Walking into the busy environs of the suburban studio, Kalki Koechlin is looking forward to Verve’s cover shoot that  is going to be a work in progress. She says, “That is nice, as it challenges my creative instincts.” And challenges — and change — are nothing new to the French-born, Indian-bred Koechlin. Excerpts from the chat with the actress:

“Change has been the essence of my existence.”
“I’ve always had to adapt to situations. Living in a small fishing village in South India, I played cricket in the lanes with all the kids, but I would often go to meet my grandparents in France. I had to switch to French from Tamil. Then I had to go to a boarding school, which was very British and posh, and they found my accent very funny; so I became another person. And today, as an actor, I am constantly adapting — reacting to situations.”

“I enjoy new challenges.”
“I’ve been very lucky with the kind of directors I’ve worked with — not in terms of getting to the top, but in terms of the diversity of work that I have done, going from a Zoya Akhtar to a Dibakar Banerjee. And, then there is theatre. I’ve gone from clowning to very realistic work and all of it has made me grow. I love becoming something else, something unexpected.”

“Several elements have made up my universe.”
“I grew up in a house with no religion, but I went to a very Christian school. Then there were the several languages that appeared in my life, while academically, I learnt in English. What kept me ‘together’? I think it was expression. From a young age, I’ve always found ways to let my contradictions out. Whether on paper (I used to write) or through the several little things I put up. I used to be quite a performer. Like a clown, I would always make jokes about people and things that came my way and translate them into something else, rather than hold on to them inside me.”

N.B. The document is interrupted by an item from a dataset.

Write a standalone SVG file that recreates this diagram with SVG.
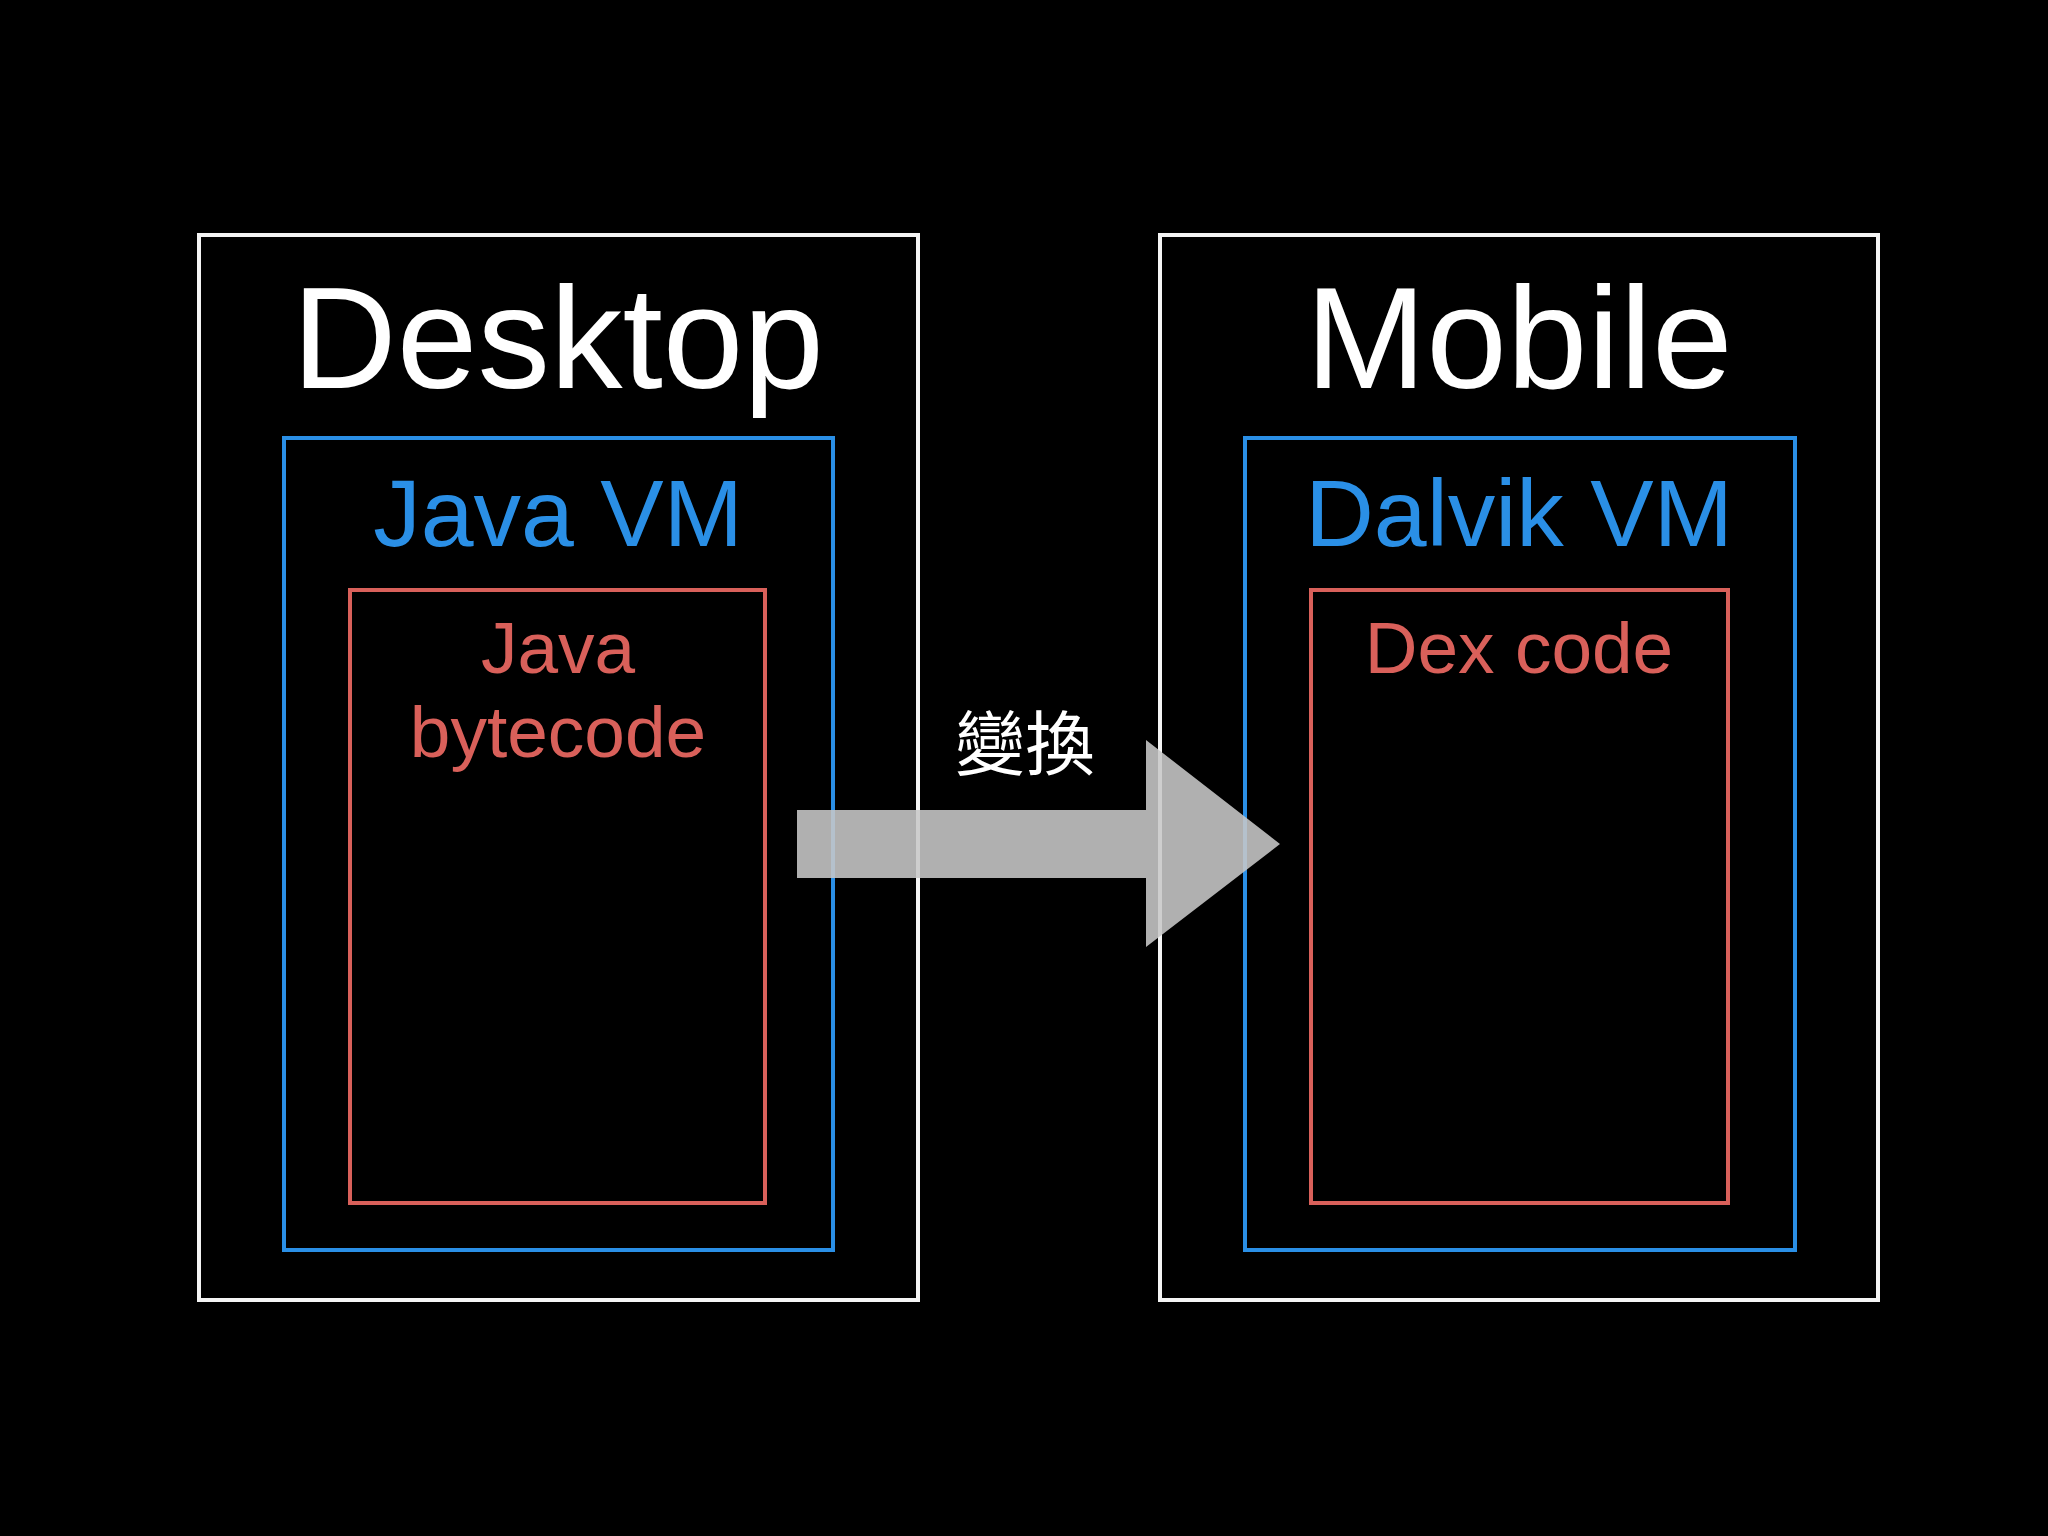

“I found the middle ground.”  
“My rebellious side comes from a very strong mother who is quite full of anger — she is always fighting about something, debating, arguing, constantly having something unhappy to talk about. That aspect has been very French and has been a part of my upbringing. I constantly question things to understand why they’ve become what they are. And there is the Indian side in me — which accepts without questioning. With age and maturity I learnt that it is one thing to rebel and it’s another thing to understand the other side and also want to be accepted by that side.”

“Nobody is pure.”
“Everyone needs to tap into things that make them different. That is what gives the edge to your work for everyone is made up of so many elements. At a recent literary festival, we were discussing what it is to be Indian. We are such a hybrid mix, no one is pure — and yet no one is really inauthentic.“

“I love being able to switch.”
“Asking me to choose between commercial and offbeat cinema and between the movies and theatre is like asking me to choose between my mother and father. I learnt how to become a commercial Bollywood actress and made situations and emotions here real. Then I switched on a different sensibility and made offbeat cinema real too! In theatre, every show is different. And that spontaneity, the ability to be alive in the moment, is fantastic for an actor.”

“People try to pigeonhole me.”
“Everyone tries to put labels on others. But, though it is nice to have a pigeonhole to come back to, I keep flying out to explore the trees and then I return to the nest. I am goofy but I am not the intellectual that people make me out to be. I am extremely emotionally sensitive. I react to things, first from the heart, and then I analyse them.”

“Being hybrid is all about change.”
“History is constantly evolving. The way we speak, the way we dress, even religion evolves. That is what hybridness is about — an exchange and intermingling, taking things from each other and making it richer.”